Still, he said the political realities suggest the GOP has a real shot at the majority.
“It’s really good to be the party that doesn’t hold the White House in a midterm year. That factor in and of itself, plus the fact that President Obama’s not particularly popular, those two things together tell us the Republicans should do well. You almost don’t need to know anything more than that,” said Kondik, who noted the Senate map is another asset but not a guarantee of success.
“Actually turning those into pickups for Republicans (is no guarantee). There’s only one, South Dakota, that I think is really rock solid at this point. The potential is there, but there’s also the potential that Republicans could just fritter it away,” he said.
A really big year for the GOP could see several tight races turn into a national wave. Kondik said there are certain indicators to look for late in the campaign if a nationwide surge is in the works.
“I would look to see if the president’s approval rating is getting worse. I would also look at the generic House poll. It’s a poll asked in national surveys as to whether people want a Democrat or a Republican in their local House race,” said Kondik, noting that Democrats have a small lead in those polls, but they don’t tell the full story.

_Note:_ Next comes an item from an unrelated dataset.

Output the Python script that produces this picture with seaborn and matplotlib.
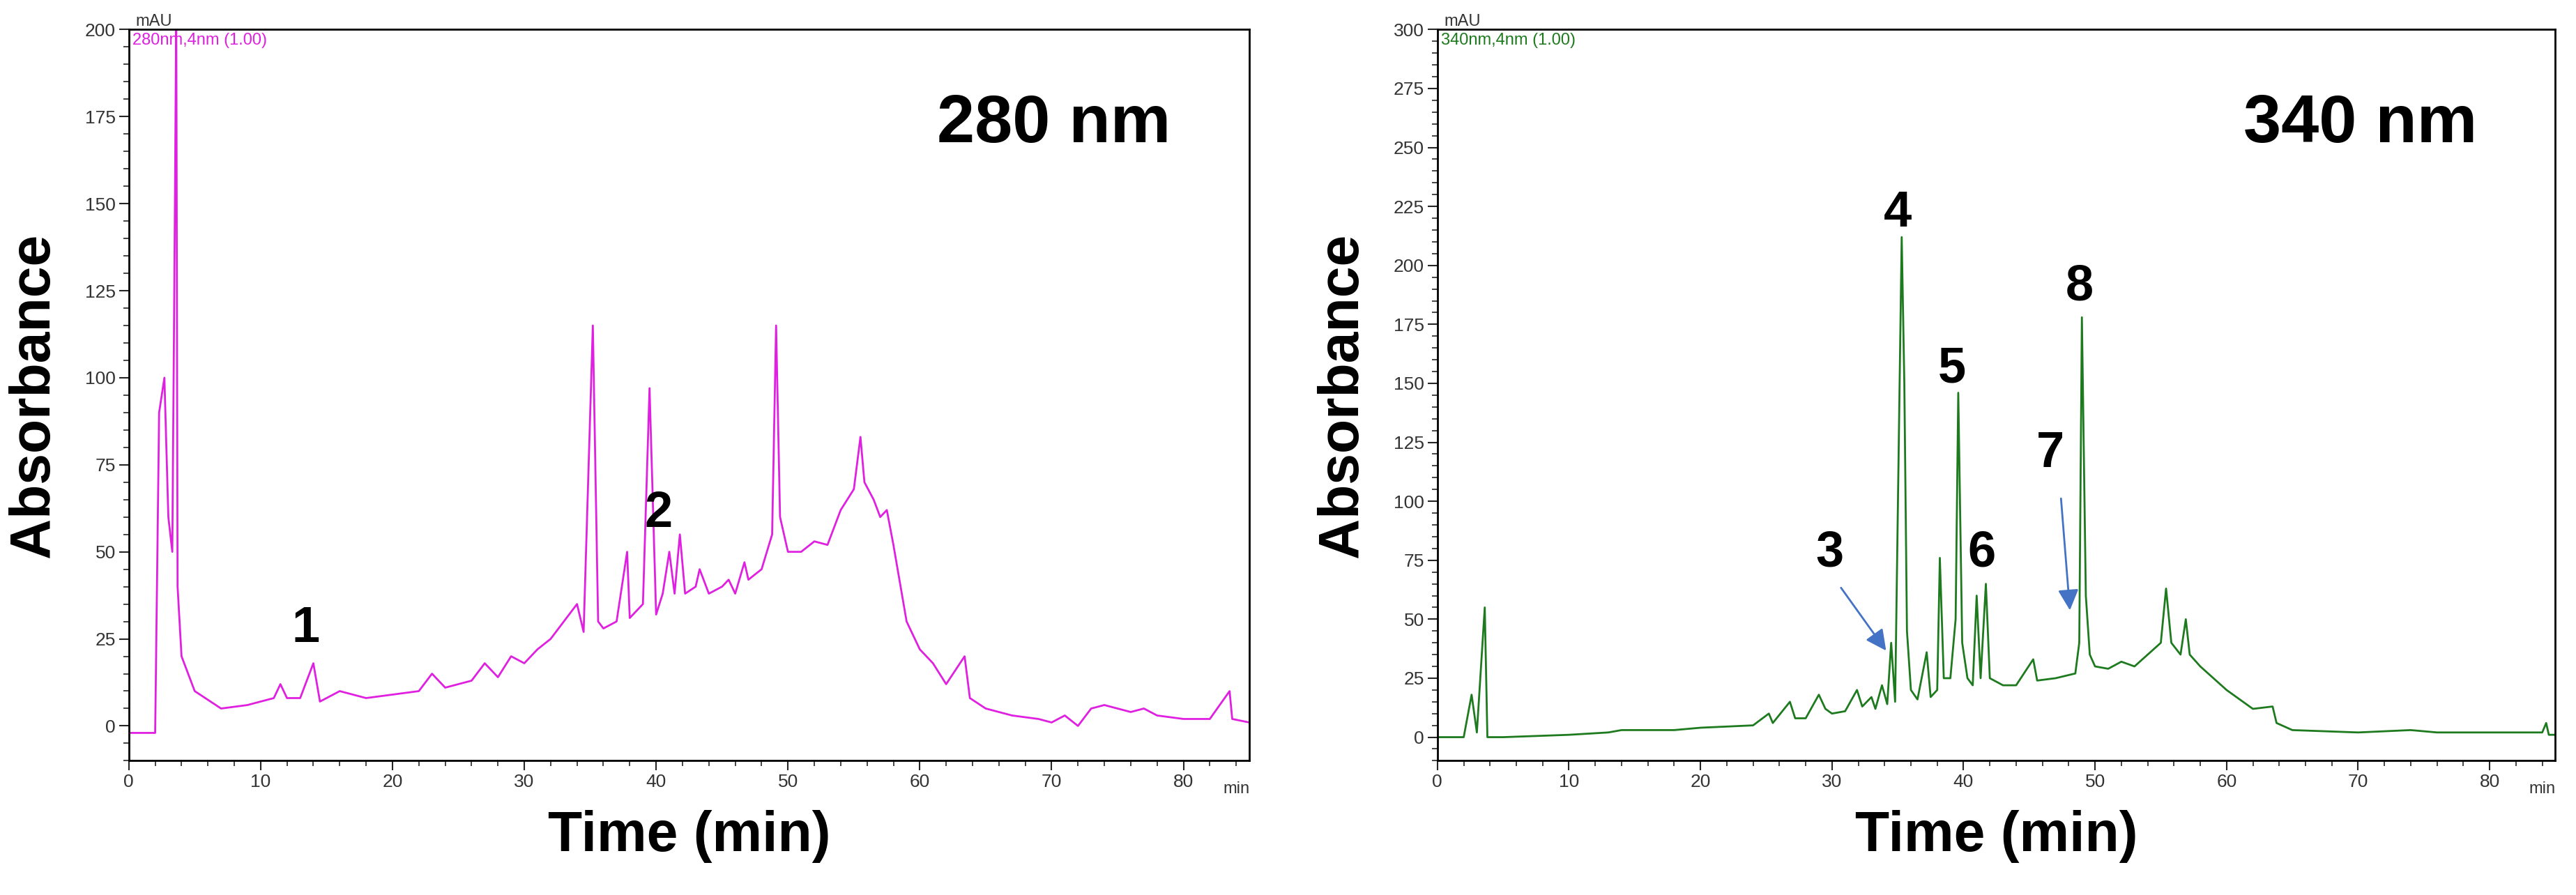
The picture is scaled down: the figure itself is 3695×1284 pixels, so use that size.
import numpy as np
import pandas as pd
import matplotlib
matplotlib.use('Agg')
import matplotlib.pyplot as plt
import seaborn as sns
from matplotlib.ticker import MultipleLocator

# 280 nm trace (time min, mAU)
t280 = [0, 2.0, 2.3, 2.7, 3.0, 3.3, 3.5, 3.6, 3.7, 4.0, 5.0, 7.0, 9.0, 11.0, 11.5, 12.0, 13.0, 14.0, 14.5,
        16.0, 18.0, 20.0, 22.0, 23.0, 24.0, 26.0, 27.0, 28.0, 29.0, 30.0, 31.0, 32.0, 33.0, 34.0, 34.5,
        35.2, 35.6, 36.0, 37.0, 37.8, 38.0, 39.0, 39.5, 40.0, 40.5, 41.0, 41.4, 41.8, 42.2, 43.0, 43.3,
        44.0, 45.0, 45.5, 46.0, 46.7, 47.0, 48.0, 48.8, 49.1, 49.4, 50.0, 51.0, 52.0, 53.0, 54.0, 55.0,
        55.5, 55.8, 56.5, 57.0, 57.5, 58.0, 59.0, 60.0, 61.0, 62.0, 63.4, 63.8, 65.0, 67.0, 69.0, 70.0,
        71.0, 72.0, 73.0, 74.0, 76.0, 77.0, 78.0, 80.0, 82.0, 83.5, 83.7, 85.0]
a280 = [-2, -2, 90, 100, 60, 50, 150, 205, 40, 20, 10, 5, 6, 8, 12, 8, 8, 18, 7,
        10, 8, 9, 10, 15, 11, 13, 18, 14, 20, 18, 22, 25, 30, 35, 27,
        115, 30, 28, 30, 50, 31, 35, 97, 32, 38, 50, 38, 55, 38, 40, 45,
        38, 40, 42, 38, 47, 42, 45, 55, 115, 60, 50, 50, 53, 52, 62, 68,
        83, 70, 65, 60, 62, 52, 30, 22, 18, 12, 20, 8, 5, 3, 2, 1,
        3, 0, 5, 6, 4, 5, 3, 2, 2, 10, 2, 1]

# 340 nm trace
t340 = [0, 2.0, 2.6, 3.0, 3.6, 3.8, 5.0, 10.0, 13.0, 14.0, 18.0, 20.0, 24.0, 25.2, 25.5, 26.8, 27.2, 28.0,
        29.0, 29.5, 30.0, 31.0, 31.9, 32.3, 33.0, 33.3, 33.8, 34.2, 34.5, 34.8, 35.3, 35.5, 35.7, 36.0,
        36.5, 37.2, 37.5, 38.0, 38.2, 38.5, 39.0, 39.4, 39.6, 39.9, 40.3, 40.7, 41.0, 41.3, 41.7, 42.0,
        43.0, 44.0, 45.3, 45.6, 47.0, 48.5, 48.8, 49.0, 49.3, 49.6, 50.0, 51.0, 52.0, 53.0, 54.0, 55.0,
        55.4, 55.8, 56.5, 56.9, 57.2, 58.0, 60.0, 62.0, 63.5, 63.8, 65.0, 70.0, 74.0, 76.0, 80.0, 84.0,
        84.3, 84.5, 85.0]
a340 = [0, 0, 18, 2, 55, 0, 0, 1, 2, 3, 3, 4, 5, 10, 6, 15, 8, 8,
        18, 12, 10, 11, 20, 13, 17, 12, 22, 14, 40, 15, 212, 150, 45, 20,
        16, 36, 17, 20, 76, 25, 25, 50, 146, 40, 25, 22, 60, 25, 65, 25,
        22, 22, 33, 24, 25, 27, 40, 178, 60, 35, 30, 29, 32, 30, 35, 40,
        63, 40, 35, 50, 35, 30, 20, 12, 13, 6, 3, 2, 3, 2, 2, 2,
        6, 1, 1]

peak_ids_280 = ['1', '2']
peak_pos_280 = [(13.4, 28), (40.2, 61)]
peak_ids_340 = ['3', '4', '5', '6', '7', '8']
peak_pos_340 = [(29.8, 78), (35.0, 222), (39.1, 156), (41.4, 78), (46.6, 120), (48.8, 191)]
arrows_340 = [((30.6, 64), (34.2, 36)), ((47.4, 102), (48.1, 53))]

sns.set_theme(style='white')
plt.rcParams['font.family'] = ['Liberation Sans', 'DejaVu Sans']
plt.rcParams['text.color'] = 'black'
plt.rcParams['axes.labelcolor'] = 'black'

fig = plt.figure(figsize=(36.95, 12.84), dpi=100)
ax1 = fig.add_axes([0.050, 0.150, 0.435, 0.817])
ax2 = fig.add_axes([0.558, 0.150, 0.434, 0.817])

panels = [
    (ax1, t280, a280, '#E020E0', 200, '280 nm', '280nm,4nm (1.00)', peak_ids_280, peak_pos_280, []),
    (ax2, t340, a340, '#1E7A1E', 300, '340 nm', '340nm,4nm (1.00)', peak_ids_340, peak_pos_340, arrows_340),
]

for ax, t, a, col, ymax, title, tag, ids, pos, arrs in panels:
    df = pd.DataFrame({'t': t, 'a': a})
    sns.lineplot(data=df, x='t', y='a', ax=ax, color=col, linewidth=2)
    ax.set_xlim(0, 85)
    ax.set_ylim(-10, ymax)
    ax.xaxis.set_major_locator(MultipleLocator(10))
    ax.xaxis.set_minor_locator(MultipleLocator(2))
    ax.yaxis.set_major_locator(MultipleLocator(25))
    ax.yaxis.set_minor_locator(MultipleLocator(5))
    ax.set_xticks(range(0, 81, 10))
    ax.tick_params(which='major', direction='out', length=10, width=1.5, labelsize=19,
                   labelcolor='#333333', bottom=True, left=True)
    ax.tick_params(which='minor', direction='out', length=6, width=1.2, bottom=True, left=True)
    for s in ax.spines.values():
        s.set_color('black')
        s.set_linewidth(2)
    ax.set_xlabel('Time (min)', fontsize=58, fontweight='bold', labelpad=20)
    ax.set_ylabel('Absorbance', fontsize=58, fontweight='bold', labelpad=25)
    ax.text(84, -0.028, 'min', transform=ax.get_xaxis_transform(), fontsize=17, color='#333333',
            ha='center', va='top')
    ax.text(0.5, ymax, 'mAU', fontsize=17, color='#333333', ha='left', va='bottom')
    ax.text(0.3, ymax * 0.995, tag, fontsize=17, color=col, ha='left', va='top')
    ax.text(0.93, 0.87, title, transform=ax.transAxes, fontsize=70, fontweight='bold',
            ha='right', va='center')
    for lab, (x, y) in zip(ids, pos):
        ax.text(x, y, lab, fontsize=52, fontweight='bold', ha='center', va='center')
    for start, end in arrs:
        ax.annotate('', xy=end, xytext=start,
                    arrowprops=dict(arrowstyle='-|>', color='#4472C4', lw=2, mutation_scale=45))

fig.savefig('out.png', dpi=100, facecolor='white')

“Generally speaking, the poll has a built-in Democratic bias. When you look at it, you can subtract a few points from the Democratic total and add it to the Republican. If Republicans have even a small lead in that metric, I think it would be an indication there’s a big sentiment behind Republicans to control Congress,” he said.
In total, 14 of the 16 most vulnerable seats are held by Democrats. The two GOP seats to watch are in Georgia and Kentucky. Kondik believes Republicans are likely to hold both but he said the Georgia seat could largely hinge upon who emerges from a tough Republican primary. In Kentucky, he said Republican leader Mitch McConnell appears to be cruising to the GOP nomination but faces a tough general election campaign against Alison Lundergan Grimes.
Kondik said Democrats have a track record of doing well in state legislative races and even in gubernatorial elections. Nonetheless, he expects McConnell to survive for one main reason.
“In federal races in a state where President Obama’s approval is probably somewhere in the low 30s, it’s just really hard to see how a Democrat could win a Senate race in that kind of environment,” he said. “So even if Mitch McConnell is unpopular, at the end of the day I think it seems likely that a lot of people who may not even like him decide to vote for him because they want to vote for a Republican in their Senate race.”